Wireless Ti3C2Tx MXene Strain Sensor with Ultrahigh Sensitivity and Designated Working Windows for Soft Exoskeletons

Abstract

Emerging soft exoskeletons pose urgent needs for high-performance strain sensors with tunable linear working windows to achieve a high-precision control loop. Still, the state-of-the-art strain sensors require further advances to simultaneously satisfy multiple sensing parameters, including high sensitivity, reliable linearity, and tunable strain ranges. Besides, a wireless sensing system is highly desired to enable facile monitoring of soft exoskeleton in real time, but is rarely investigated.
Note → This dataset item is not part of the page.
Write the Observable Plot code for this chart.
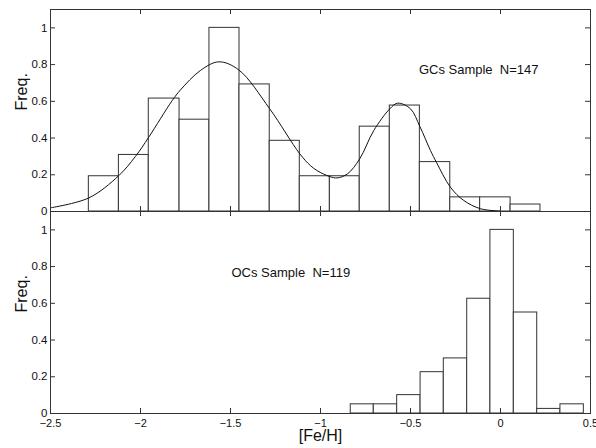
<!DOCTYPE html>
<html><head><meta charset="utf-8">
<script src="https://cdn.jsdelivr.net/npm/d3@7"></script>
<script src="https://cdn.jsdelivr.net/npm/@observablehq/plot@0.6"></script>
<style>
body{margin:0;background:#fff;}
#chart{width:596px;height:448px;position:relative;}
#chart svg{display:block;}
</style>
</head><body><div id="chart"></div>
<script>
// GC sample histogram (normalized frequency)
const gcEdges = [-2.287,-2.120,-1.954,-1.783,-1.617,-1.450,-1.282,-1.115,-0.948,-0.782,-0.615,-0.448,-0.279,-0.113,0.056,0.222];
const gcFreq  = [0.192,0.308,0.615,0.500,1.000,0.692,0.385,0.192,0.192,0.462,0.577,0.269,0.077,0.077,0.038];
// Bimodal fit curve
const fitX = [-2.5,-2.287,-2.121,-2.028,-1.954,-1.824,-1.778,-1.667,-1.565,-1.454,-1.282,-1.115,-1.056,-1.018,-0.948,-0.907,-0.85,-0.782,-0.704,-0.615,-0.571,-0.5,-0.448,-0.389,-0.356,-0.278,-0.204,-0.111,0.0];
const fitY = [0.020,0.074,0.195,0.300,0.405,0.604,0.662,0.768,0.815,0.771,0.559,0.314,0.250,0.222,0.190,0.183,0.205,0.287,0.441,0.559,0.590,0.559,0.463,0.332,0.268,0.132,0.060,0.015,0.002];
// OC sample histogram
const ocEdges = [-0.832,-0.704,-0.574,-0.444,-0.315,-0.185,-0.056,0.074,0.204,0.333,0.463];
const ocFreq  = [0.050,0.050,0.100,0.225,0.300,0.625,1.000,0.550,0.025,0.050];
// Ticks and labels
const xTicks = [-2.5,-2,-1.5,-1,-0.5,0,0.5];
const yTicks = [0,0.2,0.4,0.6,0.8,1];
const gcLabel = "GCs Sample\u00a0 N=147";
const ocLabel = "OCs Sample\u00a0 N=119";
const yLabel = "Freq.";
const xLabel = "[Fe/H]";

const W = 596, ML = 50, MR = 6;
const PW = W - ML - MR;
const FONT = "'Liberation Sans', Arial, Helvetica, sans-serif";
const INK = "#333";
const fmt = d3.format("");

function panel({edges, freq, fit, label, labelOpts, height, marginTop, marginBottom, showX}) {
  const ph = height - marginTop - marginBottom;
  const bins = freq.map((f, i) => ({x1: edges[i], x2: edges[i + 1], f}));
  const marks = [
    Plot.rectY(bins, {x1: "x1", x2: "x2", y: "f", fill: "white", stroke: INK, strokeWidth: 1})
  ];
  if (fit) marks.push(Plot.line(fit, {x: "x", y: "y", curve: "catmull-rom", stroke: "#111", strokeWidth: 1}));
  marks.push(
    Plot.tickX(xTicks, {x: d => d, insetTop: ph - 5, stroke: INK}),
    Plot.tickX(xTicks, {x: d => d, insetBottom: ph - 5, stroke: INK}),
    Plot.tickY(yTicks, {y: d => d, insetRight: PW - 5, stroke: INK}),
    Plot.tickY(yTicks, {y: d => d, insetLeft: PW - 5, stroke: INK}),
    Plot.frame({stroke: INK}),
    Plot.axisY({ticks: yTicks, tickSize: 0, tickPadding: 3, label: null, fontSize: 11.5, fill: "#111", tickFormat: fmt}),
    Plot.text([label], {text: d => d, fontSize: 13, fill: "#111", ...labelOpts}),
    Plot.text([yLabel], {text: d => d, frameAnchor: "left", dx: -29, rotate: -90, fontSize: 16, fill: "#111"})
  );
  if (showX) {
    marks.push(
      Plot.axisX({ticks: xTicks, tickSize: 0, tickPadding: 6, label: null, fontSize: 11, fill: "#111", tickFormat: fmt}),
      Plot.text([xLabel], {text: d => d, frameAnchor: "bottom", dy: 27, fontSize: 16, fill: "#111"})
    );
  }
  return Plot.plot({
    width: W, height, marginTop, marginBottom, marginLeft: ML, marginRight: MR,
    x: {domain: [-2.5, 0.5], axis: null},
    y: {domain: [0, 1.1], axis: null},
    style: {fontFamily: FONT, fontSize: "11.5px", overflow: "visible", background: "none", color: "#111"},
    marks
  });
}

const fitData = fitX.map((x, i) => ({x, y: fitY[i]}));
const topPanel = panel({
  edges: gcEdges, freq: gcFreq, fit: fitData, label: gcLabel,
  labelOpts: {frameAnchor: "top-right", textAnchor: "end", dx: -52, dy: 55},
  height: 211, marginTop: 9, marginBottom: 0, showX: false
});
const bottomPanel = panel({
  edges: ocEdges, freq: ocFreq, fit: null, label: ocLabel,
  labelOpts: {frameAnchor: "top-left", textAnchor: "start", dx: 181, dy: 56},
  height: 237, marginTop: 0, marginBottom: 35, showX: true
});
const el = document.getElementById("chart");
el.appendChild(topPanel);
el.appendChild(bottomPanel);
</script>
</body></html>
Herein, wireless Ti₃C₂T_x MXene strain sensing systems were fabricated by developing hierarchical morphologies on piezoresistive layers and incorporating regulatory resistors into circuit designs as well as integrating the sensing circuit with near-field communication (NFC) technology. The wireless MXene sensor system can simultaneously achieve an ultrahigh sensitivity (gauge factor ≥ 14,000) and reliable linearity (R² ≈ 0.99) within multiple user-designated high-strain working windows (130% to ≥900%). Additionally, the wireless sensing system can collectively monitor the multisegment exoskeleton actuations through a single database channel, largely reducing the data processing loading. We finally integrate the wireless, battery-free MXene e-skin with various soft exoskeletons to monitor the complex actuations that assist hand/leg rehabilitation.

Keywords: hierarchical morphologies; soft exoskeletons; strain sensors; titanium carbide Ti3C2Tx MXene; wireless technologies.